Interesting, what is a stop-loss?

It is an automated order to close your position (sell or buy) if the price touches some value.

For instance suppose you buy Apple at $100 and the market crashes while you wasn't able to what happened and now Apple is worth $40. You've lost a lot.

With a stop loss order you tell your trader to sell Apple at if the price goes under $80.

You still loose money, but you can decide how much money you can afford to loose in a trade.

It's a hyperlink now, refresh and click to read the explanation :)

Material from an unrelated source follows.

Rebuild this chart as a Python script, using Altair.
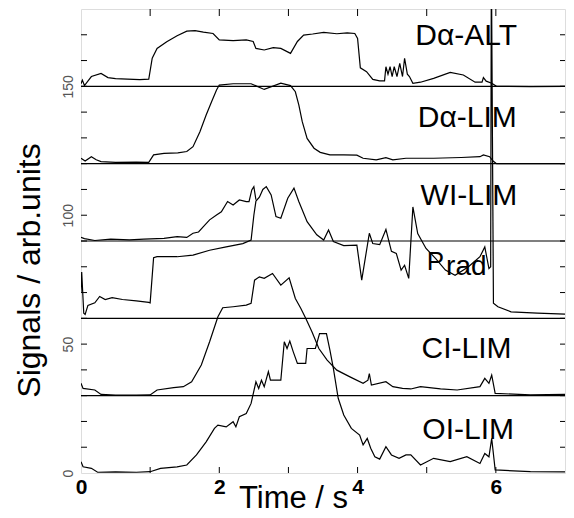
import altair as alt
import pandas as pd

# ---------------- data ----------------
DA_ALT_T = [0, 0.02, 0.05, 0.15, 0.29, 0.39, 0.5, 0.67, 0.85, 0.98, 1.03, 1.1, 1.24, 1.39, 1.53, 1.65, 1.77,
            1.91, 2.0, 2.2, 2.39, 2.49, 2.53, 2.65, 2.78, 2.89, 3.03, 3.13, 3.22, 3.35, 3.51, 3.7, 3.85, 3.96,
            4.0, 4.04, 4.13, 4.22, 4.32, 4.39, 4.41, 4.44, 4.47, 4.5, 4.53, 4.57, 4.61, 4.65, 4.68, 4.72, 4.75,
            4.8, 4.91, 5.1, 5.34, 5.53, 5.7, 5.8, 5.82, 5.86, 5.94, 6.01, 6.5, 7.0]
DA_ALT_V = [151, 152.4, 150.3, 153.8, 155, 153.4, 153, 152.8, 152.6, 152.8, 160.9, 164.7, 167.3, 169.6, 171.4,
            171.6, 171, 170.5, 168, 167.7, 168, 167.4, 164.7, 164.1, 165, 164.7, 162.8, 167.4, 169.9, 170.3,
            170.9, 170.4, 170.7, 170.5, 168.6, 157.2, 155.7, 152.7, 152.1, 152.1, 157.6, 154.7, 157.6, 153.8,
            157.6, 153.8, 158.9, 153.8, 160.9, 154.7, 153.8, 151.2, 151.6, 153.1, 155.4, 154.4, 151.6, 151.6,
            153.4, 152, 151.2, 150, 149.9, 150]

DA_LIM_T = [0, 0.06, 0.15, 0.22, 0.29, 0.5, 0.8, 0.98, 1.05, 1.2, 1.4, 1.53, 1.62, 1.72, 1.81, 1.89, 1.96, 2.0,
            2.2, 2.46, 2.65, 2.89, 3.03, 3.1, 3.15, 3.2, 3.27, 3.37, 3.46, 3.6, 3.8, 3.99, 4.08, 4.27, 4.41,
            4.51, 4.7, 5.1, 5.5, 5.77, 5.82, 5.91, 5.96, 6.01, 7.0]
DA_LIM_V = [122.1, 121, 122.7, 121.5, 120.8, 120.5, 120.6, 120.5, 123.4, 124, 124.2, 124.7, 126.6, 132.4, 138.9,
            144.1, 148.6, 150.5, 151, 151, 148.8, 151.2, 150.3, 147.9, 142.8, 136.3, 129.8, 126, 124.4, 123.4,
            123.4, 123.3, 122.1, 121.5, 122.3, 121.5, 122.1, 122.1, 122.4, 122.7, 123.4, 122.7, 121, 120, 120]

WI_LIM_T = [0, 0.05, 0.2, 0.43, 0.7, 0.91, 1.2, 1.39, 1.53, 1.62, 1.7, 1.77, 1.86, 1.96, 2.03, 2.12, 2.2,
            2.29, 2.39, 2.43, 2.47, 2.5, 2.53]
WI_LIM_V = [91.4, 90.9, 90.2, 90.7, 90.4, 90.7, 91, 91.7, 91.4, 93, 93.5, 95.6, 98.2, 100.1, 101.3, 105.3, 104,
            105.9, 105.3, 105.3, 109.8, 111.1, 106]

PRAD_T = [0, 0.01, 0.04, 0.06, 0.1, 0.2, 0.27, 0.35, 0.45, 0.6, 0.8, 0.98, 1.0, 1.05, 1.1, 1.39, 1.62, 1.86,
          2.1, 2.34, 2.46, 2.5, 2.53, 2.58, 2.63, 2.68, 2.75, 2.82, 2.89, 2.99, 3.08, 3.15, 3.27, 3.41, 3.51,
          3.58, 3.65, 3.8, 3.99, 4.06, 4.17, 4.22, 4.32, 4.41, 4.49, 4.56, 4.63, 4.68, 4.74, 4.8, 4.87, 4.99,
          5.13, 5.27, 5.41, 5.6, 5.77, 5.84, 5.9, 5.925, 5.935, 5.965, 6.03, 6.22, 6.6, 7.0]
PRAD_V = [70, 78, 62, 61.5, 65, 66, 68.5, 67.3, 68, 67.3, 66.8, 66.2, 66, 83.5, 83.9, 83.9, 84.5, 86.4, 87.7,
          89, 90.4, 100, 105.5, 107, 110, 111.1, 107.9, 99.5, 98.8, 106.6, 110.5, 105.3, 97.5, 92.4, 90.4,
          94.3, 89.8, 88.2, 88.4, 74.8, 93, 89, 88.6, 94.5, 86, 85.2, 78.7, 80.6, 75.5, 103.2, 92.9, 87.1,
          83.2, 78.7, 76.7, 79.9, 83.9, 87.7, 79.3, 80, 200, 65.9, 64.5, 62.5, 62, 61.6]

CI_LIM_T = [0, 0.03, 0.2, 0.29, 0.5, 0.8, 1.0, 1.1, 1.34, 1.48, 1.6, 1.74, 1.86, 1.98, 2.05, 2.2, 2.39, 2.46,
            2.51, 2.58, 2.65, 2.77, 2.89, 3.01, 3.1, 3.18, 3.25, 3.34, 3.44, 3.56, 3.7, 3.89, 4.08, 4.15, 4.17,
            4.2, 4.41, 4.51, 4.65, 4.77, 4.91, 5.2, 5.44, 5.77, 5.84, 5.9, 5.94, 5.99, 6.5, 7.0]
CI_LIM_V = [34.8, 32.8, 32.2, 30.5, 30.2, 30.2, 30.3, 32.2, 33.1, 33.5, 35.4, 41.9, 50.9, 60.6, 64.1, 64.5,
            65.1, 65.8, 74.8, 76.1, 75.5, 77.4, 72.9, 75.7, 67.7, 63.8, 60, 54.8, 48.3, 43.8, 39.9, 37.3, 34.8,
            36, 38.6, 34.1, 35.4, 33.5, 32.8, 32.6, 33.5, 32.6, 32.2, 33.5, 36.7, 34.8, 38, 30.9, 30.3, 30.5]

OI_LIM_T = [0, 0.03, 0.15, 0.24, 0.5, 0.8, 1.0, 1.15, 1.39, 1.53, 1.67, 1.81, 1.93, 1.98, 2.1, 2.2, 2.24, 2.29,
            2.39, 2.46, 2.53, 2.57, 2.61, 2.65, 2.71, 2.74, 2.89, 2.94, 2.98, 3.02, 3.07, 3.13, 3.25, 3.27,
            3.39, 3.45, 3.55, 3.6, 3.65, 3.72, 3.8, 3.91, 4.03, 4.08, 4.14, 4.19, 4.25, 4.32, 4.41, 4.49, 4.6,
            4.7, 4.77, 4.91, 5.1, 5.34, 5.58, 5.77, 5.84, 5.9, 5.94, 5.99, 6.5, 7.0]
OI_LIM_V = [4.4, 2.4, 1.8, 0.3, 0.4, 0.3, 0.5, 1.8, 2.4, 3.1, 7, 12.1, 17.3, 18.6, 17.9, 19.9, 17.9, 21.8,
            23.1, 27, 35.4, 32.8, 36, 33.5, 39.3, 36, 36, 50.9, 48.3, 51.2, 47, 42.5, 42.5, 48.3, 48.3, 54.1,
            54.1, 47.7, 40.6, 29, 22.5, 17.3, 14.7, 10.9, 13.4, 9.6, 6.3, 5.4, 10.2, 7, 5.7, 7, 7, 3.1, 5.7,
            4.4, 6.3, 3.7, 7.6, 6.3, 13.4, 1.2, 0.5, 0.4]

BASELINES = [150, 120, 90, 60, 30]
Y_MINOR_TICKS = list(range(10, 180, 10))
X_MINOR_TICKS = [1, 2, 3, 4, 5, 6]
X_LABELS = [0, 2, 4, 6]
Y_LABELS = [0, 50, 100, 150]

LABEL_TEXT = ["Dα-ALT", "Dα-LIM", "WI-LIM", "CI-LIM", "OI-LIM"]
LABEL_T = [5.57, 5.587, 5.61, 5.576, 5.60]
LABEL_V = [165.9, 134.1, 104.0, 44.7, 13.2]
PRAD_MAIN = ["P"]
PRAD_MAIN_T = [5.0]
PRAD_MAIN_V = [78.7]
PRAD_SUB = ["rad"]
PRAD_SUB_T = [5.28]
PRAD_SUB_V = [76.8]

# ---------------- build tables ----------------
series = [("Da-ALT", DA_ALT_T, DA_ALT_V), ("Da-LIM", DA_LIM_T, DA_LIM_V), ("WI-LIM", WI_LIM_T, WI_LIM_V),
          ("Prad", PRAD_T, PRAD_V), ("CI-LIM", CI_LIM_T, CI_LIM_V), ("OI-LIM", OI_LIM_T, OI_LIM_V)]
rows = []
for name, ts, vs in series:
    for i, (t, v) in enumerate(zip(ts, vs)):
        rows.append({"series": name, "i": i, "t": t, "v": v})
df = pd.DataFrame(rows)

W, H = 484, 464
FONT = "Liberation Sans"

xscale = alt.Scale(domain=[0, 7], nice=False, zero=False)
yscale = alt.Scale(domain=[0, 180], nice=False, zero=False)
xaxis = alt.Axis(values=X_LABELS, ticks=False, domain=False, grid=False, labelFontSize=21,
                 labelFontWeight="bold", labelColor="black", labelPadding=3, labelFlush=False,
                 labelFont=FONT, title="Time / s", titleFontSize=31, titleFontWeight="normal",
                 titleColor="black", titleFont=FONT, titleX=212, titleY=34, titleAlign="center",
                 titleBaseline="alphabetic")
yaxis = alt.Axis(values=Y_LABELS, ticks=False, domain=False, grid=False, labelFontSize=14,
                 labelColor="#555555", labelAngle=270, labelAlign="center", labelBaseline="alphabetic",
                 labelPadding=9, labelFont=FONT, title="Signals / arb.units", titleFontSize=32,
                 titleFontWeight="normal", titleColor="black", titleFont=FONT, titleAngle=270,
                 titleX=-42, titleY=261, titleAlign="center", titleBaseline="alphabetic")


def X():
    return alt.X("t:Q", scale=xscale, axis=xaxis)


def Y():
    return alt.Y("v:Q", scale=yscale, axis=yaxis)


lines = alt.Chart(df).mark_line(color="black", strokeWidth=1.2, clip=True).encode(
    x=X(), y=Y(), detail="series:N", order="i:Q")

base_rules = alt.Chart(pd.DataFrame({"v": BASELINES})).mark_rule(color="black", strokeWidth=1.2).encode(
    y=Y(), x=alt.value(0), x2=alt.value(W))

ydf = pd.DataFrame({"v": Y_MINOR_TICKS})
xdf = pd.DataFrame({"t": X_MINOR_TICKS})
tick_l = alt.Chart(ydf).mark_rule(color="black", strokeWidth=1).encode(y=Y(), x=alt.value(0), x2=alt.value(6))
tick_r = alt.Chart(ydf).mark_rule(color="black", strokeWidth=1).encode(y=Y(), x=alt.value(W - 5), x2=alt.value(W))
tick_b = alt.Chart(xdf).mark_rule(color="black", strokeWidth=1).encode(x=X(), y=alt.value(H), y2=alt.value(H - 6))
tick_t = alt.Chart(xdf).mark_rule(color="black", strokeWidth=1).encode(x=X(), y=alt.value(0), y2=alt.value(7))

labels = alt.Chart(pd.DataFrame({"t": LABEL_T, "v": LABEL_V, "txt": LABEL_TEXT})).mark_text(
    font=FONT, fontSize=30, color="black", align="center", baseline="alphabetic").encode(
    x=X(), y=Y(), text="txt:N")
prad_p = alt.Chart(pd.DataFrame({"t": PRAD_MAIN_T, "v": PRAD_MAIN_V, "txt": PRAD_MAIN})).mark_text(
    font=FONT, fontSize=26, color="black", align="left", baseline="alphabetic").encode(
    x=X(), y=Y(), text="txt:N")
prad_s = alt.Chart(pd.DataFrame({"t": PRAD_SUB_T, "v": PRAD_SUB_V, "txt": PRAD_SUB})).mark_text(
    font=FONT, fontSize=28, color="black", align="left", baseline="alphabetic").encode(
    x=X(), y=Y(), text="txt:N")

chart = alt.layer(base_rules, tick_l, tick_r, tick_b, tick_t, lines, labels, prad_p, prad_s).properties(
    width=W, height=H,
    padding={"left": 73, "top": 1, "right": 1, "bottom": 40},
    autosize=alt.AutoSizeParams(type="none"),
    background="white",
).configure_view(stroke="black", strokeWidth=1.5).configure(font=FONT)

chart.save("out.html", embed_options={"renderer": "svg", "actions": False})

Interesting post from the day trading perspective

Very good points! I am just starting to scratch the surface on this, thank you for the advice and tips! Up'd and resteemed @farmandadventure

gave you a vote - good article - i recognize several of my faults (working on them)

Very useful informatión, thank you so much.
But I have a question. Does this apply for cryptocurrencies as well?
Do you mind if I translate it to spanish?

It applies to absolutely all markets!

I don't mind if you translate it to Spanish as long as you keep it private.

Thank you for answering.
My intention was to translate it and share it, giving you full credit and attaching a link leading to your profile. But I am understanding I can not do that. Is that correct?

Why don't you just post the translation in the comments then? I'm OK with that. Then you can link your friends directly to the comment.

Crypto has created a day trading frenzy!

Yup, but around 95% of traders will lose money in the long run in any market. Currently the crypto market is extremely bullish so it's harder to lose money, so in crypto the number might be closer to 90%.